D. From Negation to Nirvana: The Bodhisattva and Unobstructed Mind
- "Nothing to Attain": The sutra culminates not in silence, but in "以無所得故 — 'Because there is nothing to attain.'" The negations are a "preparation. Clearing the disk, so to speak."
- The Bodhisattva: The text then speaks of the Bodhisattva (菩提薩埵), described not as someone who has attained enlightenment, but "someone who has stopped seeking it entirely."
- Unobstructed Mind and No Fear: As a result, "依般若波羅蜜多故,心無罣礙 — 'Relying on Prajñā Pāramitā, the mind has no obstacles.'" This leads to "無罣礙故,無有恐怖 — 'Because there are no obstacles, there is no fear.'" This fearlessness comes from having "nothing to defend," "nothing left to lose," and "no self to protect."
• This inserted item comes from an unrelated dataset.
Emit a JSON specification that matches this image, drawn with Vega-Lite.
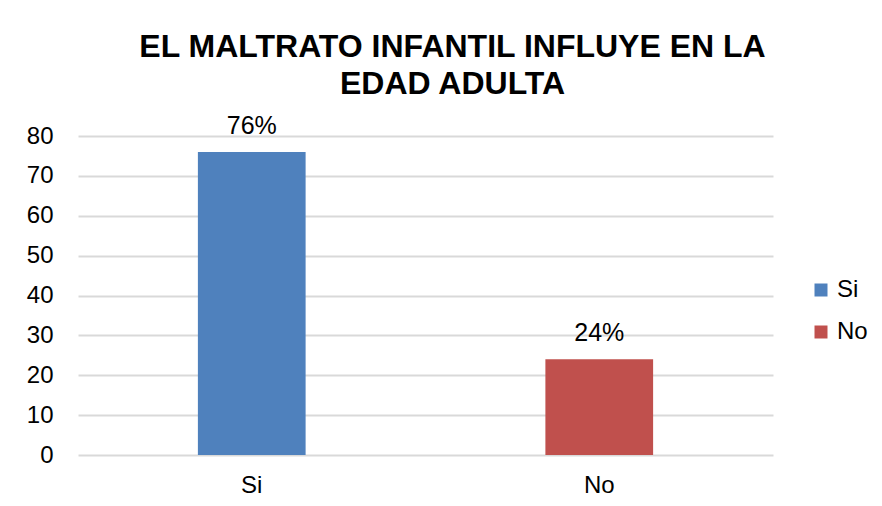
{
  "$schema": "https://vega.github.io/schema/vega-lite/v6.json",
  "width": 695,
  "height": 319,
  "autosize": {"type": "none"},
  "padding": {"left": 78, "top": 136, "right": 109, "bottom": 51},
  "background": "white",
  "title": {
    "text": ["EL MALTRATO INFANTIL INFLUYE EN LA", "EDAD ADULTA"],
    "font": "Liberation Sans",
    "fontSize": 32,
    "fontWeight": "bold",
    "color": "#000000",
    "lineHeight": 37,
    "anchor": "middle",
    "frame": "group",
    "dx": 27,
    "offset": 13
  },
  "data": {
    "values": [
      {"categoria": "Si", "valor": 76, "etiqueta": "76%"},
      {"categoria": "No", "valor": 24, "etiqueta": "24%"}
    ]
  },
  "encoding": {
    "x": {
      "field": "categoria",
      "type": "nominal",
      "sort": ["Si", "No"],
      "scale": {"paddingInner": 0.69, "paddingOuter": 0.345},
      "axis": {
        "title": null,
        "labelAngle": 0,
        "labelFont": "Liberation Sans",
        "labelFontSize": 24,
        "labelColor": "#000000",
        "labelPadding": 18,
        "ticks": false,
        "domain": false
      }
    },
    "y": {
      "field": "valor",
      "type": "quantitative",
      "scale": {"domain": [0, 80], "nice": false},
      "axis": {
        "title": null,
        "values": [0, 10, 20, 30, 40, 50, 60, 70, 80],
        "labelFont": "Liberation Sans",
        "labelFontSize": 24,
        "labelColor": "#000000",
        "labelPadding": 25,
        "ticks": false,
        "domain": false,
        "grid": true,
        "gridColor": "#d9d9d9",
        "gridWidth": 2
      }
    }
  },
  "layer": [
    {
      "mark": {"type": "bar"},
      "encoding": {
        "color": {
          "field": "categoria",
          "type": "nominal",
          "sort": ["Si", "No"],
          "scale": {"domain": ["Si", "No"], "range": ["#4F81BD", "#C0504D"]},
          "legend": {
            "title": null,
            "orient": "none",
            "legendX": 731,
            "legendY": 142,
            "symbolType": "square",
            "symbolSize": 169,
            "symbolStrokeWidth": 0,
            "labelFont": "Liberation Sans",
            "labelFontSize": 24,
            "labelColor": "#000000",
            "labelOffset": 4,
            "rowPadding": 18
          }
        }
      }
    },
    {
      "mark": {
        "type": "text",
        "baseline": "alphabetic",
        "dy": -18,
        "font": "Liberation Sans",
        "fontSize": 25,
        "color": "#000000"
      },
      "encoding": {"text": {"field": "etiqueta"}}
    }
  ],
  "config": {"view": {"stroke": null}}
}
- "Ultimate Nirvana": The final state is "究竟涅槃 — 'Ultimate Nirvana'," which "isn’t an achievement. It’s the natural state when all obstructions have been cleared. Not a blaze of glory. Just the hum of being — open, still, awake." It represents "the end of escaping. The end of needing life to be different than it is."
- Unlearning, Not Mastering: The core message from Kai is that this process is not something to "master" but something to "unlearn," until "there’s no one left doing the unlearning." The journey begins "when you stop trying to" understand.